ABD’nin Diego Garcia’daki askeri varlığını artırması ve B-2 uçaklarını konuşlandırması, yalnızca bir caydırıcılık stratejisi değil, aynı zamanda İran’a karşı potansiyel bir harekâtın hazırlığı olarak da okunabilir. İran’ın cevabı doğrudan bir saldırıdan çok, bölgesel misilleme ekseninde şekillenebilir. Ancak bu durum, iki ülke arasındaki krizi bölgesel olmaktan çıkarıp küresel bir çatışma ortamına sürükleyebilir.

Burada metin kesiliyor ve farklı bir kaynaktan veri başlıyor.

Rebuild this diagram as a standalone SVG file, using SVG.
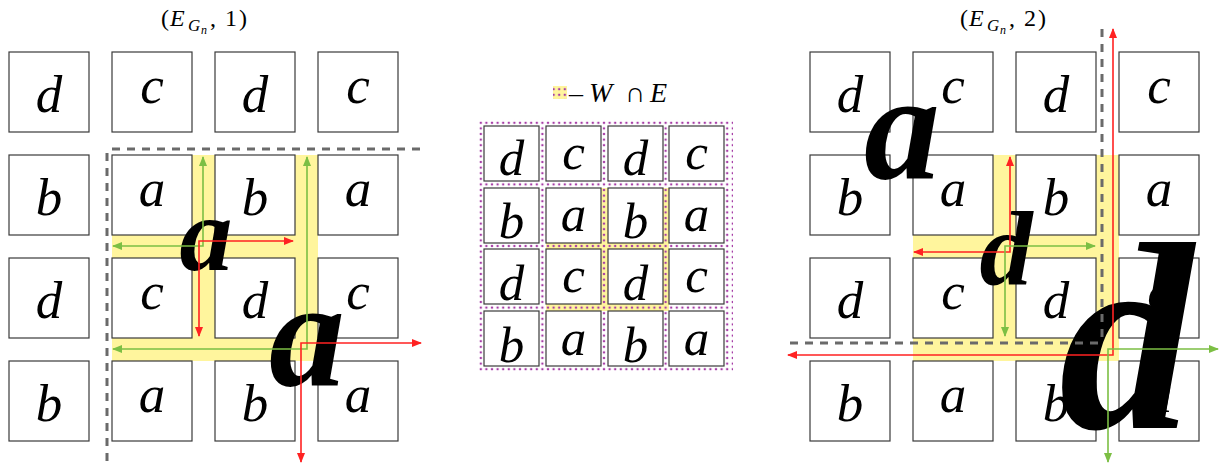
<svg xmlns="http://www.w3.org/2000/svg" width="1220" height="465" viewBox="0 0 1220 465">
  <defs>
    <style>
      .box { fill: #ffffff; stroke: #3a3a3a; stroke-width: 1.2; }
      .lt { font-family: "Liberation Serif", "DejaVu Serif", serif; font-style: italic; font-size: 53px; fill: #000; text-anchor: middle; }
      .lm { font-family: "Liberation Serif", "DejaVu Serif", serif; font-style: italic; font-size: 51px; fill: #000; text-anchor: middle; }
      .big { font-family: "Liberation Serif", "DejaVu Serif", serif; font-style: italic; font-weight: bold; fill: #000; text-anchor: middle; }
      .ttl { font-family: "Liberation Serif", "DejaVu Serif", serif; font-size: 24px; fill: #000; }
      .lgd { font-family: "Liberation Serif", "DejaVu Serif", serif; font-size: 28px; fill: #000; }
      .it { font-style: italic; }
      .band { fill: #fff59d; }
      .dash { fill: none; stroke: #6a6a6a; stroke-width: 3; stroke-dasharray: 8 7; }
      .red { fill: none; stroke: #ff2222; stroke-width: 1.6; marker-start: url(#ah-red); marker-end: url(#ah-red); }
      .green { fill: none; stroke: #7cbf44; stroke-width: 1.6; marker-start: url(#ah-green); marker-end: url(#ah-green); }
    </style>
    <marker id="ah-red" viewBox="0 0 10 8" markerUnits="userSpaceOnUse" markerWidth="10" markerHeight="8" refX="9" refY="4" orient="auto-start-reverse">
      <path d="M0,0 L10,4 L0,8 Z" fill="#ff2222"/>
    </marker>
    <marker id="ah-green" viewBox="0 0 10 8" markerUnits="userSpaceOnUse" markerWidth="10" markerHeight="8" refX="9" refY="4" orient="auto-start-reverse">
      <path d="M0,0 L10,4 L0,8 Z" fill="#7cbf44"/>
    </marker>
    <pattern id="dots" patternUnits="userSpaceOnUse" x="478" y="120" width="5.6" height="5.6">
      <circle cx="2.8" cy="2.8" r="1.25" fill="#a63ca6"/>
    </pattern>
  </defs>

  <!-- left panel: (E_{G_n},1) -->
  <g id="panel-left">
    <text class="ttl" y="26"><tspan x="161">(</tspan><tspan class="it" x="170">E</tspan><tspan class="it" x="188" y="31" font-size="17">G</tspan><tspan class="it" x="201" y="34" font-size="12">n</tspan><tspan x="210" y="26">,</tspan><tspan x="225">1</tspan><tspan x="239">)</tspan></text>
    <g id="left-bands">
      <rect class="band" x="192" y="155" width="23" height="206"/>
      <rect class="band" x="295" y="155" width="23" height="206"/>
      <rect class="band" x="112" y="235" width="206" height="23"/>
      <rect class="band" x="112" y="338" width="206" height="23"/>
    </g>
    <g id="L-r1c1"><rect class="box" x="9" y="52" width="80" height="80"/><text class="lt" x="49" y="111.5">d</text></g>
    <g id="L-r1c2"><rect class="box" x="112" y="52" width="80" height="80"/><text class="lt" x="152" y="103">c</text></g>
    <g id="L-r1c3"><rect class="box" x="215" y="52" width="80" height="80"/><text class="lt" x="255" y="111.5">d</text></g>
    <g id="L-r1c4"><rect class="box" x="318" y="52" width="80" height="80"/><text class="lt" x="358" y="103">c</text></g>
    <g id="L-r2c1"><rect class="box" x="9" y="155" width="80" height="80"/><text class="lt" x="49" y="214.5">b</text></g>
    <g id="L-r2c2"><rect class="box" x="112" y="155" width="80" height="80"/><text class="lt" x="152" y="206">a</text></g>
    <g id="L-r2c3"><rect class="box" x="215" y="155" width="80" height="80"/><text class="lt" x="255" y="214.5">b</text></g>
    <g id="L-r2c4"><rect class="box" x="318" y="155" width="80" height="80"/><text class="lt" x="358" y="206">a</text></g>
    <g id="L-r3c1"><rect class="box" x="9" y="258" width="80" height="80"/><text class="lt" x="49" y="317.5">d</text></g>
    <g id="L-r3c2"><rect class="box" x="112" y="258" width="80" height="80"/><text class="lt" x="152" y="309">c</text></g>
    <g id="L-r3c3"><rect class="box" x="215" y="258" width="80" height="80"/><text class="lt" x="255" y="317.5">d</text></g>
    <g id="L-r3c4"><rect class="box" x="318" y="258" width="80" height="80"/><text class="lt" x="358" y="309">c</text></g>
    <g id="L-r4c1"><rect class="box" x="9" y="361" width="80" height="80"/><text class="lt" x="49" y="420.5">b</text></g>
    <g id="L-r4c2"><rect class="box" x="112" y="361" width="80" height="80"/><text class="lt" x="152" y="412">a</text></g>
    <g id="L-r4c3"><rect class="box" x="215" y="361" width="80" height="80"/><text class="lt" x="255" y="420.5">b</text></g>
    <g id="L-r4c4"><rect class="box" x="318" y="361" width="80" height="80"/><text class="lt" x="358" y="412">a</text></g>
    <text class="big" x="206" y="270" font-size="106">a</text>
    <text class="big" x="307" y="385" font-size="152">a</text>
  </g>

  <!-- middle panel: W ∩ E -->
  <g id="panel-middle">
    <g id="legend">
      <rect x="553" y="86" width="14" height="13" fill="#fff59d"/>
      <rect x="553" y="86" width="14" height="13" fill="url(#dots)"/>
      <text class="lgd" y="102"><tspan x="569">–</tspan><tspan class="it" x="589">W</tspan><tspan x="625">∩</tspan><tspan class="it" x="650">E</tspan></text>
    </g>
    <g id="mid-bands">
      <rect class="band" x="600" y="188" width="8" height="123"/>
      <rect class="band" x="663" y="188" width="6" height="123"/>
      <rect class="band" x="546" y="243" width="123" height="6"/>
      <rect class="band" x="546" y="304" width="123" height="7"/>
    </g>
    <rect x="477" y="119" width="256" height="254" fill="url(#dots)"/>
    <g id="M-r1c1"><rect class="box" x="484" y="126" width="55" height="55"/><text class="lm" x="511.5" y="174.5">d</text></g>
    <g id="M-r1c2"><rect class="box" x="546" y="126" width="55" height="55"/><text class="lm" x="573.5" y="169">c</text></g>
    <g id="M-r1c3"><rect class="box" x="608" y="126" width="55" height="55"/><text class="lm" x="635.5" y="174.5">d</text></g>
    <g id="M-r1c4"><rect class="box" x="669" y="126" width="55" height="55"/><text class="lm" x="696.5" y="169">c</text></g>
    <g id="M-r2c1"><rect class="box" x="484" y="188" width="55" height="55"/><text class="lm" x="511.5" y="237.5">b</text></g>
    <g id="M-r2c2"><rect class="box" x="546" y="188" width="55" height="55"/><text class="lm" x="573.5" y="231">a</text></g>
    <g id="M-r2c3"><rect class="box" x="608" y="188" width="55" height="55"/><text class="lm" x="635.5" y="237.5">b</text></g>
    <g id="M-r2c4"><rect class="box" x="669" y="188" width="55" height="55"/><text class="lm" x="696.5" y="231">a</text></g>
    <g id="M-r3c1"><rect class="box" x="484" y="249" width="55" height="55"/><text class="lm" x="511.5" y="299.5">d</text></g>
    <g id="M-r3c2"><rect class="box" x="546" y="249" width="55" height="55"/><text class="lm" x="573.5" y="292">c</text></g>
    <g id="M-r3c3"><rect class="box" x="608" y="249" width="55" height="55"/><text class="lm" x="635.5" y="299.5">d</text></g>
    <g id="M-r3c4"><rect class="box" x="669" y="249" width="55" height="55"/><text class="lm" x="696.5" y="292">c</text></g>
    <g id="M-r4c1"><rect class="box" x="484" y="311" width="55" height="55"/><text class="lm" x="511.5" y="361.5">b</text></g>
    <g id="M-r4c2"><rect class="box" x="546" y="311" width="55" height="55"/><text class="lm" x="573.5" y="355">a</text></g>
    <g id="M-r4c3"><rect class="box" x="608" y="311" width="55" height="55"/><text class="lm" x="635.5" y="361.5">b</text></g>
    <g id="M-r4c4"><rect class="box" x="669" y="311" width="55" height="55"/><text class="lm" x="696.5" y="355">a</text></g>
  </g>

  <!-- right panel: (E_{G_n},2) -->
  <g id="panel-right">
    <text class="ttl" y="26"><tspan x="960">(</tspan><tspan class="it" x="969">E</tspan><tspan class="it" x="987" y="31" font-size="17">G</tspan><tspan class="it" x="1000" y="34" font-size="12">n</tspan><tspan x="1009" y="26">,</tspan><tspan x="1024">2</tspan><tspan x="1038">)</tspan></text>
    <g id="right-bands">
      <rect class="band" x="993" y="155" width="23" height="206"/>
      <rect class="band" x="1096" y="155" width="23" height="206"/>
      <rect class="band" x="913" y="235" width="206" height="23"/>
      <rect class="band" x="913" y="338" width="206" height="23"/>
    </g>
    <g id="R-r1c1"><rect class="box" x="810" y="52" width="80" height="80"/><text class="lt" x="850" y="111.5">d</text></g>
    <g id="R-r1c2"><rect class="box" x="913" y="52" width="80" height="80"/><text class="lt" x="953" y="103">c</text></g>
    <g id="R-r1c3"><rect class="box" x="1016" y="52" width="80" height="80"/><text class="lt" x="1056" y="111.5">d</text></g>
    <g id="R-r1c4"><rect class="box" x="1119" y="52" width="80" height="80"/><text class="lt" x="1159" y="103">c</text></g>
    <g id="R-r2c1"><rect class="box" x="810" y="155" width="80" height="80"/><text class="lt" x="850" y="214.5">b</text></g>
    <g id="R-r2c2"><rect class="box" x="913" y="155" width="80" height="80"/><text class="lt" x="953" y="206">a</text></g>
    <g id="R-r2c3"><rect class="box" x="1016" y="155" width="80" height="80"/><text class="lt" x="1056" y="214.5">b</text></g>
    <g id="R-r2c4"><rect class="box" x="1119" y="155" width="80" height="80"/><text class="lt" x="1159" y="206">a</text></g>
    <g id="R-r3c1"><rect class="box" x="810" y="258" width="80" height="80"/><text class="lt" x="850" y="317.5">d</text></g>
    <g id="R-r3c2"><rect class="box" x="913" y="258" width="80" height="80"/><text class="lt" x="953" y="309">c</text></g>
    <g id="R-r3c3"><rect class="box" x="1016" y="258" width="80" height="80"/><text class="lt" x="1056" y="317.5">d</text></g>
    <g id="R-r3c4"><rect class="box" x="1119" y="258" width="80" height="80"/><text class="lt" x="1159" y="309">c</text></g>
    <g id="R-r4c1"><rect class="box" x="810" y="361" width="80" height="80"/><text class="lt" x="850" y="420.5">b</text></g>
    <g id="R-r4c2"><rect class="box" x="913" y="361" width="80" height="80"/><text class="lt" x="953" y="412">a</text></g>
    <g id="R-r4c3"><rect class="box" x="1016" y="361" width="80" height="80"/><text class="lt" x="1056" y="420.5">b</text></g>
    <g id="R-r4c4"><rect class="box" x="1119" y="361" width="80" height="80"/><text class="lt" x="1159" y="412">a</text></g>
    <text class="big" x="902" y="178" font-size="152">a</text>
    <text class="big" x="1006" y="285" font-size="106">d</text>
    <text class="big" x="1126" y="428" font-size="268">d</text>
  </g>

  <!-- cut lines and traversal arrows -->
  <g id="connectors">
    <path class="dash" d="M112,149 H422"/>
    <path class="dash" d="M107,153 V465"/>
    <path class="dash" d="M1102,29 V341"/>
    <path class="dash" d="M1098,343 H787"/>
    <path class="green" d="M113,246 H203 V157"/>
    <path class="red" d="M199,336 V241 H293"/>
    <path class="green" d="M113,349 H307 V157"/>
    <path class="red" d="M301,462 V343 H421"/>
    <path class="red" d="M1010,157 V252 H914"/>
    <path class="green" d="M1005,336 V246 H1095"/>
    <path class="red" d="M1113,29 V355 H788"/>
    <path class="green" d="M1108,462 V349 H1218"/>
  </g>
</svg>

Birleşmiş Milletler başta olmak üzere uluslararası toplumun diplomatik müdahalesi, bu gerginliğin sıcak çatışmaya evrilmesini önlemede kilit rol oynayacaktır. Aksi takdirde, her iki tarafın da sahip olduğu askeri potansiyel, yalnızca Orta Doğu değil, tüm dünya güvenliği açısından sarsıcı sonuçlar doğurabilir.

İran’daki etnik grupların bağımsızlık talepleri, güçlü merkezi yönetimin direncine rağmen dış müdahale ve iç gerilimler tarafından şekillendirilebilir. ABD’nin askeri müdahalesi veya bölgesel dinamiklerdeki değişiklikler, etnik grupların taleplerinin daha görünür hale gelmesine yol açabilir. Ancak, İran’ın parçalanması ve bağımsızlık ilanı gibi radikal adımlar, yalnızca bu grupların birleşik bir hareketle dış destek alması durumunda mümkün olabilir. İran’ın güçlü güvenlik yapısı ve etnik çeşitliliğin karşı karşıya kaldığı engeller, bu sürecin karmaşık ve uzun vadeli bir gelişim gerektireceğini göstermektedir.

Dipnotlar

  1. U.S. Department of Defense, *Strategic Basing and the Indian Ocean*, 2025.
    2. Jane’s Defence Weekly, “GBU-57 MOP Deployment and Capabilities,” February 2025.
    3. Cordesman, Anthony H. *Iran and the Threat of Multi-Axis Warfare*, CSIS Reports, March 2025.
    4. Mehr News Agency, “Iran’s Armed Forces on Alert Amid B-2 Deployment,” April 2025.
    5. IISS Strategic Dossier, *Iran’s Missile and Drone Capabilities*, 2025.
    6. Slavin, Barbara. “Trump, Netanyahu, and the Future of Iran Policy,” *Atlantic Council*, April 2025.
    7. NATO Military Infrastructure Reports, “Aviano, Suda Bay and Mediterranean U.S. Capabilities,” 2025.